Short task: Set down the data below from its first line to the line holding "Chart.register(...registerables);", inclusive; omit all pictures.

Stored data:
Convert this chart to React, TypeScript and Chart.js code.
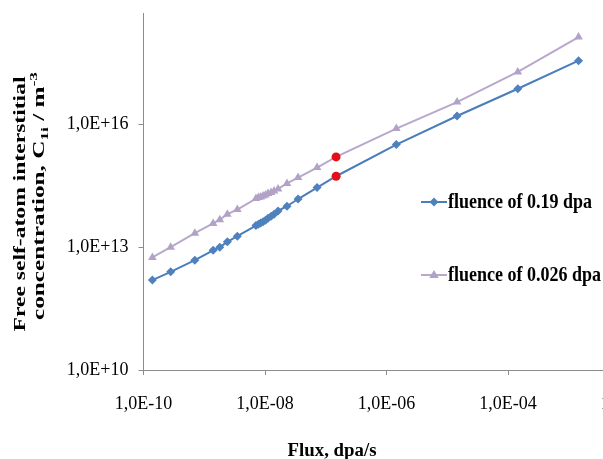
import React, { useEffect, useRef } from "react";
import { Chart, registerables } from "chart.js";

Chart.register(...registerables);

// ---- data ----
const fluxValues = [
  1.4e-10, 2.8e-10, 7.0e-10, 1.4e-9, 1.8e-9, 2.4e-9, 3.5e-9, 7.1e-9,
  7.8e-9, 8.5e-9, 9.3e-9, 1.02e-8, 1.12e-8, 1.26e-8, 1.41e-8, 1.64e-8,
  2.3e-8, 3.5e-8, 7.2e-8, 1.48e-7, 1.45e-6, 1.45e-5, 1.45e-4, 1.45e-3,
];
const fluence019 = [
  1.57e12, 2.5e12, 4.8e12, 8.4e12, 1.0e13, 1.35e13, 1.85e13, 3.38e13,
  3.64e13, 3.9e13, 4.2e13, 4.56e13, 5.1e13, 5.7e13, 6.4e13, 7.7e13,
  1.0e14, 1.5e14, 2.86e14, 5.4e14, 3.2e15, 1.6e16, 7.4e16, 3.6e17,
];
const fluence0026 = [
  5.6e12, 1.0e13, 2.2e13, 3.8e13, 4.7e13, 6.4e13, 8.3e13, 1.54e14,
  1.63e14, 1.69e14, 1.78e14, 1.89e14, 2.04e14, 2.16e14, 2.36e14, 2.64e14,
  3.6e14, 5.0e14, 8.8e14, 1.6e15, 7.9e15, 3.5e16, 1.9e17, 1.35e18,
];
const highlightIndex = 19;
const seriesLabels = ["fluence of 0.19 dpa", "fluence of 0.026 dpa"];
const xTickValues = [1e-10, 1e-8, 1e-6, 1e-4, 1e-2];
const yTickValues = [1e10, 1e13, 1e16];
const xAxisTitle = "Flux, dpa/s";
const yAxisTitleLine1 = "Free self-atom interstitial";

// ---- styles ----
const CANVAS_W = 680;
const SHIFT = 7; // canvas is moved up by this many pixels
const CANVAS_H = 459 + SHIFT;
const BLUE_LINE = "#4a7ebb";
const BLUE_MARK = "#4f81bd";
const PURPLE_LINE = "#b8a8cc";
const PURPLE_MARK = "#b3a2c7";
const RED = "#e3101c";
const AXIS = "#8c8c8c";
const SERIF = "'Liberation Serif', 'Times New Roman', serif";

function fmtSci(v: number): string {
  const e = Math.round(Math.log10(v));
  const sign = e < 0 ? "-" : "+";
  return `1,0E${sign}${String(Math.abs(e)).padStart(2, "0")}`;
}

function drawMarker(ctx: CanvasRenderingContext2D, style: string, x: number, y: number, r: number, color: string) {
  ctx.save();
  ctx.fillStyle = color;
  ctx.beginPath();
  if (style === "rectRot") {
    ctx.moveTo(x, y - r);
    ctx.lineTo(x + r, y);
    ctx.lineTo(x, y + r);
    ctx.lineTo(x - r, y);
  } else {
    ctx.moveTo(x, y - r);
    ctx.lineTo(x + r * 0.95, y + r * 0.6);
    ctx.lineTo(x - r * 0.95, y + r * 0.6);
  }
  ctx.closePath();
  ctx.fill();
  ctx.restore();
}

const decorPlugin = {
  id: "decor",
  afterDraw(chart: any) {
    const ctx: CanvasRenderingContext2D = chart.ctx;
    ctx.save();
    ctx.translate(0, SHIFT);
    ctx.fillStyle = "#000";

    // x axis title
    ctx.font = `bold 18px ${SERIF}`;
    ctx.textAlign = "center";
    ctx.textBaseline = "alphabetic";
    {
      const w = ctx.measureText(xAxisTitle).width;
      ctx.save();
      ctx.translate(332, 456);
      ctx.scale(89 / w, 1);
      ctx.fillText(xAxisTitle, 0, 0);
      ctx.restore();
    }

    // y axis title line 1
    {
      ctx.font = `bold 16px ${SERIF}`;
      const w = ctx.measureText(yAxisTitleLine1).width;
      ctx.save();
      ctx.translate(25, 204);
      ctx.rotate(-Math.PI / 2);
      ctx.scale(255 / w, 1);
      ctx.textAlign = "center";
      ctx.fillText(yAxisTitleLine1, 0, 0);
      ctx.restore();
    }
    // y axis title line 2 with sub/superscripts
    {
      const runs = [
        { t: "concentration, C", size: 16, dy: 0 },
        { t: "1i", size: 11, dy: 4 },
        { t: " / m", size: 16, dy: 0 },
        { t: "-3", size: 11, dy: -7 },
      ];
      let total = 0;
      const widths: number[] = [];
      for (const r of runs) {
        ctx.font = `bold ${r.size}px ${SERIF}`;
        const w = ctx.measureText(r.t).width;
        widths.push(w);
        total += w;
      }
      ctx.save();
      ctx.translate(44, 196);
      ctx.rotate(-Math.PI / 2);
      ctx.scale(248 / total, 1);
      ctx.textAlign = "left";
      let x = -total / 2;
      runs.forEach((r, i) => {
        ctx.font = `bold ${r.size}px ${SERIF}`;
        ctx.fillText(r.t, x, r.dy);
        x += widths[i];
      });
      ctx.restore();
    }

    // legend
    const legendY = [202, 275];
    const legendStyles = [
      { line: BLUE_LINE, mark: BLUE_MARK, style: "rectRot", r: 4.5 },
      { line: PURPLE_LINE, mark: PURPLE_MARK, style: "triangle", r: 5 },
    ];
    ctx.font = `bold 18px ${SERIF}`;
    ctx.textAlign = "left";
    ctx.textBaseline = "middle";
    seriesLabels.forEach((label, i) => {
      const y = legendY[i];
      const s = legendStyles[i];
      ctx.strokeStyle = s.line;
      ctx.lineWidth = 2;
      ctx.beginPath();
      ctx.moveTo(421, y);
      ctx.lineTo(447, y);
      ctx.stroke();
      drawMarker(ctx, s.style, 434, y, s.r, s.mark);
      ctx.fillStyle = "#000";
      ctx.save();
      ctx.translate(448, y + 1);
      ctx.scale(1, 1.15);
      ctx.fillText(label, 0, 0);
      ctx.restore();
    });
    ctx.restore();
  },
};

export default function App() {
  const ref = useRef<HTMLCanvasElement | null>(null);

  useEffect(() => {
    if (!ref.current) return;
    const mk = (ys: number[]) => fluxValues.map((x, i) => ({ x, y: ys[i] }));
    const chart = new Chart(ref.current, {
      type: "line",
      data: {
        datasets: [
          {
            label: seriesLabels[0],
            data: mk(fluence019),
            borderColor: BLUE_LINE,
            borderWidth: 2,
            pointStyle: ((c: any) => (c.dataIndex === highlightIndex ? "circle" : "rectRot")) as any,
            pointRadius: 4.5,
            pointBorderWidth: 0,
            pointBackgroundColor: ((c: any) => (c.dataIndex === highlightIndex ? RED : BLUE_MARK)) as any,
            tension: 0,
          },
          {
            label: seriesLabels[1],
            data: mk(fluence0026),
            borderColor: PURPLE_LINE,
            borderWidth: 2,
            pointStyle: ((c: any) => (c.dataIndex === highlightIndex ? "circle" : "triangle")) as any,
            pointRadius: ((c: any) => (c.dataIndex === highlightIndex ? 4.5 : 5)) as any,
            pointBorderWidth: 0,
            pointBackgroundColor: ((c: any) => (c.dataIndex === highlightIndex ? RED : PURPLE_MARK)) as any,
            tension: 0,
          },
        ],
      },
      options: {
        responsive: false,
        animation: false,
        layout: { padding: { left: 0, top: 13, right: CANVAS_W - 629.5, bottom: 0 } },
        plugins: { legend: { display: false }, tooltip: { enabled: false } },
        scales: {
          x: {
            type: "logarithmic",
            min: 1e-10,
            max: 1e-2,
            bounds: "data",
            afterBuildTicks: (s: any) => {
              s.ticks = xTickValues.map((value) => ({ value }));
            },
            afterFit: (s: any) => {
              s.height = 89;
            },
            ticks: {
              callback: (v: any) => fmtSci(Number(v)),
              font: { family: SERIF, size: 18 },
              color: "#000",
              padding: 18,
              maxRotation: 0,
              autoSkip: false,
            },
            grid: { drawOnChartArea: false, tickLength: 5, color: AXIS },
            border: { color: AXIS, width: 1 },
          },
          y: {
            type: "logarithmic",
            min: 1e10,
            max: Math.pow(10, 18.7),
            bounds: "data",
            afterBuildTicks: (s: any) => {
              s.ticks = yTickValues.map((value) => ({ value }));
            },
            afterFit: (s: any) => {
              s.width = 143.5;
            },
            ticks: {
              callback: (v: any) => fmtSci(Number(v)),
              font: { family: SERIF, size: 18 },
              color: "#000",
              padding: 10,
              autoSkip: false,
            },
            grid: { drawOnChartArea: false, tickLength: 5, color: AXIS },
            border: { color: AXIS, width: 1 },
          },
        },
      } as any,
      plugins: [decorPlugin],
    });
    return () => chart.destroy();
  }, []);

  return (
    <div
      style={{
        position: "absolute",
        left: 0,
        top: 0,
        width: 603,
        height: 459,
        overflow: "hidden",
        background: "#fff",
      }}
    >
      <canvas
        ref={ref}
        width={CANVAS_W}
        height={CANVAS_H}
        style={{ display: "block", width: CANVAS_W, height: CANVAS_H, marginTop: -SHIFT }}
      />
    </div>
  );
}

Solved exercise:
Convert this chart to React, TypeScript and Chart.js code.
import React, { useEffect, useRef } from "react";
import { Chart, registerables } from "chart.js";

Chart.register(...registerables);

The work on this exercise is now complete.